Now of course, as long as you’re talking about deficit reduction, it also might make sense to talk about long-run fiscal balance. I was saying over the summer that the Biden Administration should look at appointing some boring bipartisan commissions, with long-term deficit reduction as the big daddy of boring bipartisan commissions. Progressives have developed a kind of allergy to this subject both because they (rightly!) are annoyed that the deficit mania of 10 years ago hurt the economy, and also because it runs counter to their ambition for a dramatic expansion of the welfare state. But today’s situation is not the situation of 10 years ago, and at the moment there is no short-term path to dramatic expansion of the welfare state. Just because deficit hawks were wrong in the past doesn’t mean they are wrong now, and while the Fed almost certainly can cool the economy purely with interest rate hikes, that’s not the best way to do it. Americans have tons of extra money sloshing around, fueling continued spending and inflation. Some of those Americans are relatively well-off, and we should be targeting them with fiscal policy.
Vox cut my pay, but my prior year’s income had been too high to qualify for stimmies — we did get SNAP benefits because our kid attends a universal free lunch school.
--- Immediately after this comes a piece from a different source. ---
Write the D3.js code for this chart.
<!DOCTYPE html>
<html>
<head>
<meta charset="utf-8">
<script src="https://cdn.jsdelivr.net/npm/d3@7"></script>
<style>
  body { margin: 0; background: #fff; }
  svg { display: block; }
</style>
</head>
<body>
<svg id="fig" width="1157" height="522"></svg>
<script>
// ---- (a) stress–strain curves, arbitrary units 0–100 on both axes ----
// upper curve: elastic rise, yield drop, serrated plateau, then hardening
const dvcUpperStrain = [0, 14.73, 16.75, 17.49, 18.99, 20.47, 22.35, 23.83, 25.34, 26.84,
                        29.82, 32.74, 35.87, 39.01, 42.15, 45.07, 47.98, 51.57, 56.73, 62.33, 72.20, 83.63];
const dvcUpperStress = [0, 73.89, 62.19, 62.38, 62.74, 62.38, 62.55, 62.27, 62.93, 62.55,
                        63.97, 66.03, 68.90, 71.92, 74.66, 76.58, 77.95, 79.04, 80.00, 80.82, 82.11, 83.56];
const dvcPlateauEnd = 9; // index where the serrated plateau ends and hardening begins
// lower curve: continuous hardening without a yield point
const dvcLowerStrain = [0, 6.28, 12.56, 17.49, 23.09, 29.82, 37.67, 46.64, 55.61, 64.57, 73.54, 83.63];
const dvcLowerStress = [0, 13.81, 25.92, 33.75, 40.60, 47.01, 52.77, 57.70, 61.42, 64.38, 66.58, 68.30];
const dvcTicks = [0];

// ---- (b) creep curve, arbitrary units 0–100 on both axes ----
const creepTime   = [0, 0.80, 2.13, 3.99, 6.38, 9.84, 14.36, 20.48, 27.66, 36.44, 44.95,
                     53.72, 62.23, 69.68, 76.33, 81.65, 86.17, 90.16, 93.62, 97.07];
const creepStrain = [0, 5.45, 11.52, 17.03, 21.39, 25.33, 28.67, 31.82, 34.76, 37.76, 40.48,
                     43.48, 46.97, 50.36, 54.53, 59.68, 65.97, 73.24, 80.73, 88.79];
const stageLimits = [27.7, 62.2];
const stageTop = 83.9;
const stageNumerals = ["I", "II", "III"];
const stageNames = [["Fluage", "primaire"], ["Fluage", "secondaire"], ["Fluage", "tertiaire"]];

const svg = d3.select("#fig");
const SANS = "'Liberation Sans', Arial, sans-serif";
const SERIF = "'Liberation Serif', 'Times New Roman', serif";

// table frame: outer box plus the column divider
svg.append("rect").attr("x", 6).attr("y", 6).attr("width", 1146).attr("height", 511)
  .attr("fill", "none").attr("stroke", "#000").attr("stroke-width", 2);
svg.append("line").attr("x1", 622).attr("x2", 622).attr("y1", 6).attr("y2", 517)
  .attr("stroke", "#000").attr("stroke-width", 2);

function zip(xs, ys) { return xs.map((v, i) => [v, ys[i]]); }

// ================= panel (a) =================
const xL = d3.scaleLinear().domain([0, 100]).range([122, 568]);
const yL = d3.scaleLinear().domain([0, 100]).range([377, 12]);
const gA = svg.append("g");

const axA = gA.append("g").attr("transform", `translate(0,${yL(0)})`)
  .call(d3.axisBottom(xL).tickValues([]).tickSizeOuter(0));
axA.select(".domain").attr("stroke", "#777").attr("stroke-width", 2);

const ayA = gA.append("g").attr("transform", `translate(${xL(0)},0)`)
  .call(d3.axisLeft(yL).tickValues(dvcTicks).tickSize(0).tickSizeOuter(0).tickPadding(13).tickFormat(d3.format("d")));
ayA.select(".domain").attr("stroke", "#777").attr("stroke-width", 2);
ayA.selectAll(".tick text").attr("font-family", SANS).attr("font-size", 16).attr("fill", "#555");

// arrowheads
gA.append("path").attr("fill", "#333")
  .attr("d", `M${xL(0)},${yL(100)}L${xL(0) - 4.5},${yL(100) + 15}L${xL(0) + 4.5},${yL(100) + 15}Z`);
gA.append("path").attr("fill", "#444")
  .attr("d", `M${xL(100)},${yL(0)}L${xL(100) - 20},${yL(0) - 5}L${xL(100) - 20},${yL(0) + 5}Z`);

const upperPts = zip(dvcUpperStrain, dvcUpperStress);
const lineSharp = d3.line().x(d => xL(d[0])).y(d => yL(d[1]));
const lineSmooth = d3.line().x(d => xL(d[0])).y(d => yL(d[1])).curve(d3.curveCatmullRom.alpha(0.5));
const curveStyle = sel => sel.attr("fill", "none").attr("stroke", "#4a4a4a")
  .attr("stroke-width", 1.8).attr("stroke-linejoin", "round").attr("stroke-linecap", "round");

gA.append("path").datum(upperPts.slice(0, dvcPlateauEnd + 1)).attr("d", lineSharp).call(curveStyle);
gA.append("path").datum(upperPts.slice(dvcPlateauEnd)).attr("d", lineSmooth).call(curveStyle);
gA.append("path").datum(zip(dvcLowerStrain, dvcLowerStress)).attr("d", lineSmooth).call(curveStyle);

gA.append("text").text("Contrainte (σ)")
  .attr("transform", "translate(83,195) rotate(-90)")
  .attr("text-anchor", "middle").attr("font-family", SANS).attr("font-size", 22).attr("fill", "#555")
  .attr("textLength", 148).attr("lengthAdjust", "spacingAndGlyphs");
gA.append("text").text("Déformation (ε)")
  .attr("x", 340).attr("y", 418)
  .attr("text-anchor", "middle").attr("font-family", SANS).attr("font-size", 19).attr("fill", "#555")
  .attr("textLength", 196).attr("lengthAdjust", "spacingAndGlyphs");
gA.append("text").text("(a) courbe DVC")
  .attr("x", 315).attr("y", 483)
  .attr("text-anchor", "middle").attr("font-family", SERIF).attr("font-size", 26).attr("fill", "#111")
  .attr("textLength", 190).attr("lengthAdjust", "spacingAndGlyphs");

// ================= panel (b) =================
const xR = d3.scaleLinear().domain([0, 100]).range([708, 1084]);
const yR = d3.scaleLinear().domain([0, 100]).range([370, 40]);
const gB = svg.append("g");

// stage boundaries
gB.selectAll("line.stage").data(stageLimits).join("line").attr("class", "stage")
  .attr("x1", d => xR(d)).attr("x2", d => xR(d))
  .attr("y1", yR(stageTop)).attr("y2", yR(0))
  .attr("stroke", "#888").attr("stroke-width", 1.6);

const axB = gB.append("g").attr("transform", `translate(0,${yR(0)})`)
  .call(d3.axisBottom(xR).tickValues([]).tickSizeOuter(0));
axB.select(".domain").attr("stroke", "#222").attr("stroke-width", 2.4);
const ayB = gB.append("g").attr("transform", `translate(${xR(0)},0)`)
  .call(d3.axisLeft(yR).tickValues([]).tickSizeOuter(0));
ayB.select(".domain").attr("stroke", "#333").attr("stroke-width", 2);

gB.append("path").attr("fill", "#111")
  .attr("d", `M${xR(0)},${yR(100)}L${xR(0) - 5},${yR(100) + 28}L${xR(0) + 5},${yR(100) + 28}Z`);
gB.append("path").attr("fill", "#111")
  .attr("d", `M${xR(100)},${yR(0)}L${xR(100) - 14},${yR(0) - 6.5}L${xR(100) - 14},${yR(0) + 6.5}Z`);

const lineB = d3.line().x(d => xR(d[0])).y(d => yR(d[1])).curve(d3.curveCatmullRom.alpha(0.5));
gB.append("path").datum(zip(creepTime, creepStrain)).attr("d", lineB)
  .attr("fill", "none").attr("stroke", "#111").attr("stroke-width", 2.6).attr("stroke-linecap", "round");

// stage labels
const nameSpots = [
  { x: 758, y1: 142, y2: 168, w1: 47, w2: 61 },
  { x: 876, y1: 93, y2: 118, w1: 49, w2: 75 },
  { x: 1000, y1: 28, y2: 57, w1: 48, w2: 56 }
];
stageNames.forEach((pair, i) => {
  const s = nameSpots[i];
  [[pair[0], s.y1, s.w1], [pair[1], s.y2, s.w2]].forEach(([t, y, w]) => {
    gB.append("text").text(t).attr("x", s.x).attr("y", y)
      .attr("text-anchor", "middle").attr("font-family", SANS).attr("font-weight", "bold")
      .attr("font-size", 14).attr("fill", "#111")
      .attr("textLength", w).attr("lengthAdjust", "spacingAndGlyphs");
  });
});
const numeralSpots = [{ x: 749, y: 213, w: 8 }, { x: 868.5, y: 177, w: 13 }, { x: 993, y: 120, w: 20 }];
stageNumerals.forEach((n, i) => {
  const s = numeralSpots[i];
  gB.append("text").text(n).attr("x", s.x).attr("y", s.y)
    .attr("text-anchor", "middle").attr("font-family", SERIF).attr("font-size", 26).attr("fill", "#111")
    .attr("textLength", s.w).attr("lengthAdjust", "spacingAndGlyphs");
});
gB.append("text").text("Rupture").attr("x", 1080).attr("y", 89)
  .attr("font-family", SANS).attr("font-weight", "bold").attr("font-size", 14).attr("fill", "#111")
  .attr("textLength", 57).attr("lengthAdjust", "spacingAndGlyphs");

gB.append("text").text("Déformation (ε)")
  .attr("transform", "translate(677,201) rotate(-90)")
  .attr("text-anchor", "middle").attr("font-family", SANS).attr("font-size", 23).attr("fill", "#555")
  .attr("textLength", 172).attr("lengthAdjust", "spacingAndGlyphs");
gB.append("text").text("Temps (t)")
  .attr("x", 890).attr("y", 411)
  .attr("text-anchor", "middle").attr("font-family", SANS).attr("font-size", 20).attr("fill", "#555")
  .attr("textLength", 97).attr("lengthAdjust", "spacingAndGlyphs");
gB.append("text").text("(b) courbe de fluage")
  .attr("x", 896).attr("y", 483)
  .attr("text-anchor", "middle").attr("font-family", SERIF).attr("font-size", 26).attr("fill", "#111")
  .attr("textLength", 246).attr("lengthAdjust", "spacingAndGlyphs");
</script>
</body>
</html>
I agree completely with the analysis. But there is exactly zero chance that any of this will happen, right?
Let us remember that it was very recently that Biden decided to do student loan forgiveness, which is the worst possible policy in current economic conditions (increases deficit, increases spending, bad distributional effects, no long term structural benefit).
He seems incapable of doing anything even remotely unpopular, and what Matt proposes would be *very* unpopular.
While I agree that now would actually be an appropriate time for austerity policies, I don’t think the politics will work out. Any policy that seeks to decrease the consumption of a significant enough portion of the electorate to affect inflation is going to be politically toxic. Just look at how we can’t even contemplate increasing taxes on anyone earning less than $400k/year.
I don’t think it matters what combination of tax increases and benefit decreases compose such an austerity policy. The simple fact that a non-trivial number of voters will see a proposal to decrease their spending power will lead to massive political blowback. I just don’t see how any politician could propose or support such a proposal without consigning themselves to future electoral defeat.
Although I do see some potential if there is some sort of external force constraining our options. For example, the new UK government has been forced into a U-turn when their hastily developed tax cuts and financial support for household energy bills led to turmoil in their government bond market as well as a rapid depreciation of their currency.
I guess something similar could happen in the US. My understanding is that a lot of the 90s concern about deficit was focused on “bond vigilantes” causing financial turmoil if investors lost faith in US government debt. E.g., Carville’s famous quote about wanting to be reincarnated as the bond market because, “You can intimidate everybody”.